§ **Directive**: Retype only what runs from the first line of the listing to the line holding "(\c.west -| trunktop);", both included. Do not retype the pictures.

+--

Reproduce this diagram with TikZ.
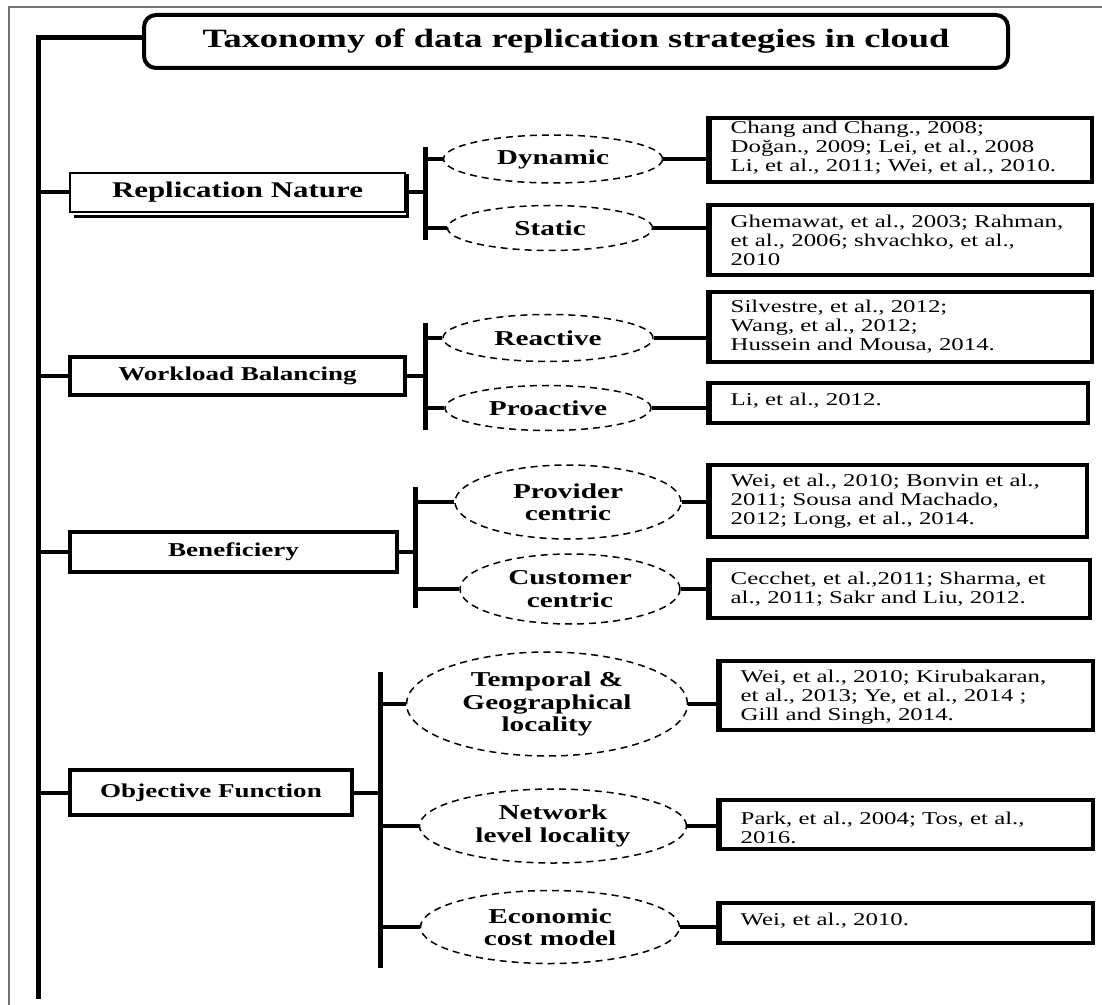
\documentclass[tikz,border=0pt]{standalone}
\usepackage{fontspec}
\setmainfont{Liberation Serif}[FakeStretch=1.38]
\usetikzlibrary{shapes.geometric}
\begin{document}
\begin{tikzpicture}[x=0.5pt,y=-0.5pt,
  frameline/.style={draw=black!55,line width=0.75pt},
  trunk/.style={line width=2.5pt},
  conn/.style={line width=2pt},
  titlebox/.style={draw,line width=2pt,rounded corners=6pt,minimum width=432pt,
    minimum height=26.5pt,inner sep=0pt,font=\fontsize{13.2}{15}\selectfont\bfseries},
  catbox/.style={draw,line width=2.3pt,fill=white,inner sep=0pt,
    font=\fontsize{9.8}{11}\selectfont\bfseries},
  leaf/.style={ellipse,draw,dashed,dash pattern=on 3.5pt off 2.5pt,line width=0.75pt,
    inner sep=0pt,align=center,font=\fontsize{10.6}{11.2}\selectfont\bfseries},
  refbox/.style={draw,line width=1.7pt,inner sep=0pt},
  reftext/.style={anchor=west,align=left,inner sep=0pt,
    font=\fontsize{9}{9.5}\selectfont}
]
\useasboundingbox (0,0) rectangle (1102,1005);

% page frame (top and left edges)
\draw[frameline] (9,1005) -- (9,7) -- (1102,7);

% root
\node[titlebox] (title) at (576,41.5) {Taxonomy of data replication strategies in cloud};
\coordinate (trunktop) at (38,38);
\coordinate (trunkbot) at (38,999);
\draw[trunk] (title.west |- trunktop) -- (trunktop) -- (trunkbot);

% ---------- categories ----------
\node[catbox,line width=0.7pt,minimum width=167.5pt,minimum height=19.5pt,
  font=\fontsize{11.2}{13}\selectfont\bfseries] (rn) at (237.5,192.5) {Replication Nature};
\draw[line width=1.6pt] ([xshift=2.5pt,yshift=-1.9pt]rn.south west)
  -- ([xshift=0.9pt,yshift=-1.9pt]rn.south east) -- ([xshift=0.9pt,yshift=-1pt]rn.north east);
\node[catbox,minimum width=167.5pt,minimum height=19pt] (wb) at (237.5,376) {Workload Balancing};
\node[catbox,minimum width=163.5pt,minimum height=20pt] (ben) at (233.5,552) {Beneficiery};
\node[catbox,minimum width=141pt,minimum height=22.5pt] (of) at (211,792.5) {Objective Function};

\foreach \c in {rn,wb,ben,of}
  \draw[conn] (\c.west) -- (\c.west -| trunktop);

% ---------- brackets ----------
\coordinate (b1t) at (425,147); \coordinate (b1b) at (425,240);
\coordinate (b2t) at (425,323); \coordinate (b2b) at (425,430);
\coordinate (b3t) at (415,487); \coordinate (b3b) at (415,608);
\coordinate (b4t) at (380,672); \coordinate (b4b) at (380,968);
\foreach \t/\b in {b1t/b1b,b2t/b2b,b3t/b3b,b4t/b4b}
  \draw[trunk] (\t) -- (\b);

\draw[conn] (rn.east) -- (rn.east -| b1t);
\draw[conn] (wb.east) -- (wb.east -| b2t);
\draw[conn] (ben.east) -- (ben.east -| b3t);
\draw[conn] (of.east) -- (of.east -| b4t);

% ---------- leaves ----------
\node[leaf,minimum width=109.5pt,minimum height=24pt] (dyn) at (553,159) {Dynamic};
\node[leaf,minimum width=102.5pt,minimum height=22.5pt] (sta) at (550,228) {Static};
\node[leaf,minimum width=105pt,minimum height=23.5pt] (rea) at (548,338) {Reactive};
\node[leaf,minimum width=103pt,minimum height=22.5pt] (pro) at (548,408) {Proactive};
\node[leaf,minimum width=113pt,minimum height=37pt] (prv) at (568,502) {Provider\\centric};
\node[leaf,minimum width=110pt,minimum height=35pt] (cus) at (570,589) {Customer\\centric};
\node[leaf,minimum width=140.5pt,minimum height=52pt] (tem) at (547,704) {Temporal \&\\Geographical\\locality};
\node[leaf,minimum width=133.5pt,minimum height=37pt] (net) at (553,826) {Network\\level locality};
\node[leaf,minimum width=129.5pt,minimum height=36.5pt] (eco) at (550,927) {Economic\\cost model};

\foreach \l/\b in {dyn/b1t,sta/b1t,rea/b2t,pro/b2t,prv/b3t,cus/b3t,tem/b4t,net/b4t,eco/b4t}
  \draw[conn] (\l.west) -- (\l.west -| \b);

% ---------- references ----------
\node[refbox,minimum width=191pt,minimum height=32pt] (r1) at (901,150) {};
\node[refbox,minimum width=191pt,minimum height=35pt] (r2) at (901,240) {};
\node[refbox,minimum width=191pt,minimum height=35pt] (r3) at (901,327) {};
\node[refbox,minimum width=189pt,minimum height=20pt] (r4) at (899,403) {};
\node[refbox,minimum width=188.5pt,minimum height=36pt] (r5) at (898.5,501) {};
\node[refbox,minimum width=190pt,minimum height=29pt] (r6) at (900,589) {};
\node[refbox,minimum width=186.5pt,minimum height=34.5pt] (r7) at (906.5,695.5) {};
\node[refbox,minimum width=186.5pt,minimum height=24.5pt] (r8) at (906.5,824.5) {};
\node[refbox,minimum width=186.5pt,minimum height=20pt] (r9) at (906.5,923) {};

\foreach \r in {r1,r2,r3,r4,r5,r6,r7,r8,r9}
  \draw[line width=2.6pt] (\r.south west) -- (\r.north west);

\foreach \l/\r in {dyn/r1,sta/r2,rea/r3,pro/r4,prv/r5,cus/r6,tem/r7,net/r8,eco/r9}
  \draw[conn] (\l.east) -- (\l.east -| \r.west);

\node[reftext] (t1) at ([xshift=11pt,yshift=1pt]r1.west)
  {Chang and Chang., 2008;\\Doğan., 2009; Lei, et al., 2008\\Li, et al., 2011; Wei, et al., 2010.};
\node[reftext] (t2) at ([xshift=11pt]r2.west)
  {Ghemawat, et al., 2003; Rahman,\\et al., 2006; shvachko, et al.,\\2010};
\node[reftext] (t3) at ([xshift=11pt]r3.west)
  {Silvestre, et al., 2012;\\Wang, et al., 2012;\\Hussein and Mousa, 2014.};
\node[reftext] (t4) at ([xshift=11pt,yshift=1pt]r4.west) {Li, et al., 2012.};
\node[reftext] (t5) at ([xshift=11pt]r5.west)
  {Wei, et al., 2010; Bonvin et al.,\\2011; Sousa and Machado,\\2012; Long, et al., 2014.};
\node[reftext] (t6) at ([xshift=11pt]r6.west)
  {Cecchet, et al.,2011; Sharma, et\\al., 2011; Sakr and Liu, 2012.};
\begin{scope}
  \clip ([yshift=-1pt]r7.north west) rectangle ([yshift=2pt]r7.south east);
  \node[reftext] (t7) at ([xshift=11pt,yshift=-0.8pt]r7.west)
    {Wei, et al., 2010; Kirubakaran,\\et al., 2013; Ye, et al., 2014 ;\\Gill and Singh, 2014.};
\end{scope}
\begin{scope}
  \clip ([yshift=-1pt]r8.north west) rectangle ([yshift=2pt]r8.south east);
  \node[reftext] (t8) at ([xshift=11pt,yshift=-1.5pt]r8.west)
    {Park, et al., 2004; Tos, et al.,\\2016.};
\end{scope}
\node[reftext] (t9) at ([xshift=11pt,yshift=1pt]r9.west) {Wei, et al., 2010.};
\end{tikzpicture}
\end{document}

+--

§ **Exercise solution**:
Reproduce this diagram with TikZ.
\documentclass[tikz,border=0pt]{standalone}
\usepackage{fontspec}
\setmainfont{Liberation Serif}[FakeStretch=1.38]
\usetikzlibrary{shapes.geometric}
\begin{document}
\begin{tikzpicture}[x=0.5pt,y=-0.5pt,
  frameline/.style={draw=black!55,line width=0.75pt},
  trunk/.style={line width=2.5pt},
  conn/.style={line width=2pt},
  titlebox/.style={draw,line width=2pt,rounded corners=6pt,minimum width=432pt,
    minimum height=26.5pt,inner sep=0pt,font=\fontsize{13.2}{15}\selectfont\bfseries},
  catbox/.style={draw,line width=2.3pt,fill=white,inner sep=0pt,
    font=\fontsize{9.8}{11}\selectfont\bfseries},
  leaf/.style={ellipse,draw,dashed,dash pattern=on 3.5pt off 2.5pt,line width=0.75pt,
    inner sep=0pt,align=center,font=\fontsize{10.6}{11.2}\selectfont\bfseries},
  refbox/.style={draw,line width=1.7pt,inner sep=0pt},
  reftext/.style={anchor=west,align=left,inner sep=0pt,
    font=\fontsize{9}{9.5}\selectfont}
]
\useasboundingbox (0,0) rectangle (1102,1005);

% page frame (top and left edges)
\draw[frameline] (9,1005) -- (9,7) -- (1102,7);

% root
\node[titlebox] (title) at (576,41.5) {Taxonomy of data replication strategies in cloud};
\coordinate (trunktop) at (38,38);
\coordinate (trunkbot) at (38,999);
\draw[trunk] (title.west |- trunktop) -- (trunktop) -- (trunkbot);

% ---------- categories ----------
\node[catbox,line width=0.7pt,minimum width=167.5pt,minimum height=19.5pt,
  font=\fontsize{11.2}{13}\selectfont\bfseries] (rn) at (237.5,192.5) {Replication Nature};
\draw[line width=1.6pt] ([xshift=2.5pt,yshift=-1.9pt]rn.south west)
  -- ([xshift=0.9pt,yshift=-1.9pt]rn.south east) -- ([xshift=0.9pt,yshift=-1pt]rn.north east);
\node[catbox,minimum width=167.5pt,minimum height=19pt] (wb) at (237.5,376) {Workload Balancing};
\node[catbox,minimum width=163.5pt,minimum height=20pt] (ben) at (233.5,552) {Beneficiery};
\node[catbox,minimum width=141pt,minimum height=22.5pt] (of) at (211,792.5) {Objective Function};

\foreach \c in {rn,wb,ben,of}
  \draw[conn] (\c.west) -- (\c.west -| trunktop);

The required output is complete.